Saturday, July 29, 2017

Ghana 2017 - Day 1. Addis Ababa to Accra

I landed in Accra around noon, after five and a half flight from Addis, with Ethiopian Airlines. The flight was full, which for some reason I found surprising. Going through immigration was slow but uneventful, and in waiting for the luggage I was shocked at the large size and number of bundles my fallow passengers brought with them. Clearly some things must be a lot cheaper in Ethiopia than here in Ghana.

As soon as I stepped into the arrival hall I saw a smiling young man, Theo, holding the sign “USAC”. Together with him was Claudia, who is our Administrative Assistant at the university. She had come in her own car to welcome me, and a few minutes later we were driving through midday traffic toward the Legon Campus of the University of Ghana. Claudia speaks excellent English, with that same endearing accent that is prevalent throughout Africa.
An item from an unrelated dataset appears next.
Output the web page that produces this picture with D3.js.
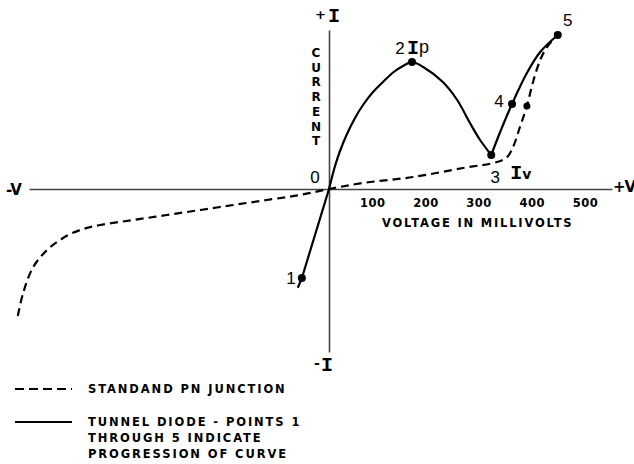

I like what I saw of the city, but was really amazed at the size and beauty of the Legon Campus. The university has about 47,000 students while in session, and the campus is scaled accordingly. Yet, the white academic buildings with red tile roofs give it the sense of being a classic university. Our first stop was at the in-campus bank (I now have a bundle of Ghanaian Cedis @ US$ 1 = GH¢ 4), the supermarket, and the surrounding market stalls. Claudia suggested I might want to buy water, which I did, but I drew a blank on any other necessary items. Our next stop was Volta Hall, where my small apartment is located. I have died and gone to heaven! The Hall is beautifully landscaped, and the apartment is comfortable, private, and air-conditioned. I am going to be very comfortable here.

No sooner had my friends departed that I went out to familiarize myself with the campus. As I said it is a big place, so I need to establish my geography in the best possible way. Flying by instruments I went back to the marketplace, for indeed I had a few purchases to make. The room has an electric kettle so I can fix my morning coffee, but I needed to buy a mug, a spoon, and a pair of glasses. I also needed a bar of soap and … oh look, one of the market stalls has cell phones … so now I am equipped with a new cell phone. My new number is (233) 274-255-723, where (233) is Ghana’s country code.

On a second outing I acquired an umbrella (Claudia tells me it was raining all last week), and stopped by the bookstore to pick up a phrase book, a map of the country, a rim of paper, a hole puncher, and a binder for the notes I will be preparing in class. I am now all set for my classes, although they won’t start for another three days. Today is Friday, tomorrow Saturday is arrival day, Sunday is orientation day, and Monday . . . well, I am not clear if we will have class on Monday, because the schedule I have says there will be a campus tour 8:30 to 9:30, academic issues 9:30 to 10:30, and then trotro trip to Madina at 11:00. I will have to play it by ear.